Power electronics plays a major role in development and advancement of electric vehicles as it enables efficient energy conversion, optimal power management, maximizes the utilization of clean energy and reduces the reliance on fossil fuels. So, by leveraging power electronic technology, electric vehicles can achieve higher energy efficiency, reduced emissions and can contribute to a more sustainable and greener future of transportation which is the need of hour. One of the key components in the electric vehicle is power electronic converter which converts electrical energy between different forms and for controlling the voltage and current levels. Power electronic converters enable efficient power flow, control the speed and torque of electric motor, and facilitate regenerative braking. The first step to design a power converter is the selection of switching device which is based on the power loss analysis of the converter. The detailed study is to determine power loss with higher accuracy by considering parasitic elements and dependence factors like junction temperature, gate-source voltage, etc.

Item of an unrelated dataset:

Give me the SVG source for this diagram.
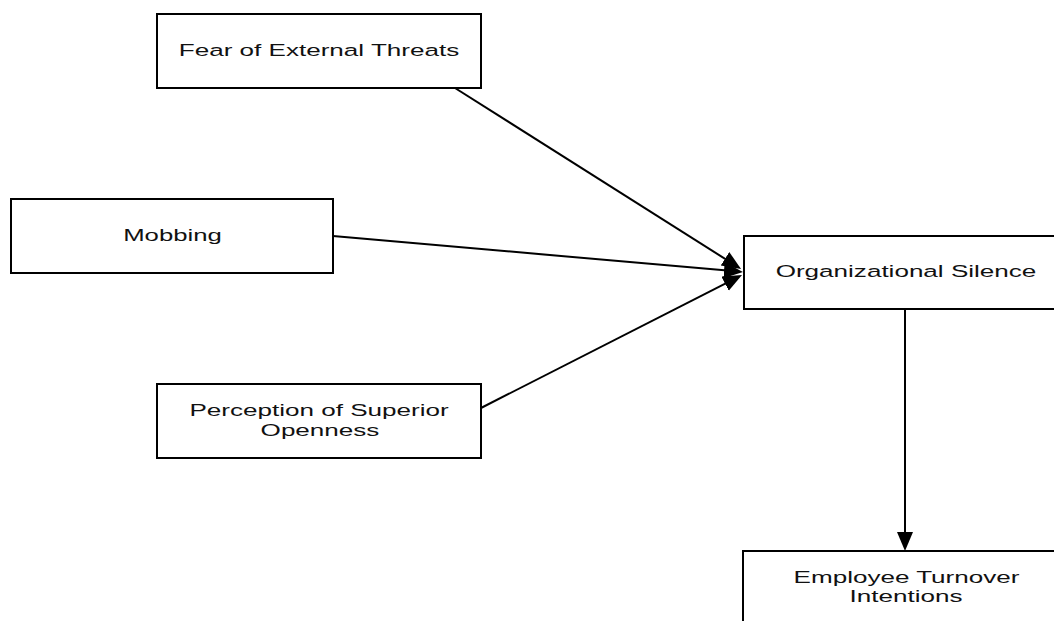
<svg xmlns="http://www.w3.org/2000/svg" width="1054" height="621" viewBox="0 0 1054 621">
  <style>
    .box { fill: #ffffff; stroke: #000000; stroke-width: 2; }
    .lbl { font-family: "Liberation Sans", Arial, sans-serif; font-size: 16.5px; fill: #111111; text-anchor: middle; }
    .edge { stroke: #000000; stroke-width: 2; fill: none; marker-end: url(#arrow); }
  </style>
  <defs>
    <marker id="arrow" markerUnits="userSpaceOnUse" markerWidth="20" markerHeight="17" refX="9" refY="8" orient="auto">
      <path d="M0,0 L19,8 L0,16 z" fill="#000000"/>
    </marker>
  </defs>
  <rect width="1054" height="621" fill="#ffffff"/>

  <g id="edges">
    <line class="edge" x1="455" y1="88" x2="732.6" y2="263.6"/>
    <line class="edge" x1="333" y1="236" x2="733" y2="271.1"/>
    <line class="edge" x1="481" y1="408" x2="733.1" y2="279.6"/>
    <line class="edge" x1="905" y1="309" x2="905" y2="541"/>
  </g>

  <g id="fear">
    <rect class="box" x="157" y="14" width="324" height="74"/>
    <text class="lbl" transform="translate(319 56) scale(1.58 1)">Fear of External Threats</text>
  </g>
  <g id="mobbing">
    <rect class="box" x="11" y="199" width="322" height="74"/>
    <text class="lbl" transform="translate(172.5 241) scale(1.56 1)">Mobbing</text>
  </g>
  <g id="silence">
    <rect class="box" x="744" y="236" width="324" height="73"/>
    <text class="lbl" transform="translate(906 277) scale(1.58 1)">Organizational Silence</text>
  </g>
  <g id="openness">
    <rect class="box" x="157" y="384" width="324" height="74"/>
    <text class="lbl" transform="translate(319 416) scale(1.58 1)">Perception of Superior</text>
    <text class="lbl" transform="translate(320 436) scale(1.58 1)">Openness</text>
  </g>
  <g id="turnover">
    <rect class="box" x="743" y="551" width="326" height="90"/>
    <text class="lbl" transform="translate(906.5 583) scale(1.58 1)">Employee Turnover</text>
    <text class="lbl" transform="translate(906 602) scale(1.58 1)">Intentions</text>
  </g>
</svg>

Power electronic converters are widely used in every domain for any type of power conversion. The working horse of the power conversion is a switching device. The selection of the switching device for the design is based on achieving maximum efficiency of the converter. The design or selection of the device is thus started with a model to calculate the power loss at different operating conditions. The model can be developed in many ways including the parameters from the device datasheet or the operating behavior in the complete switching cycle. The model would include determination of values of parasitic elements for power loss analysis. Thus, by developing model, power loss with higher accuracy can be predicted for device selection to achieve the maximum possible efficiency.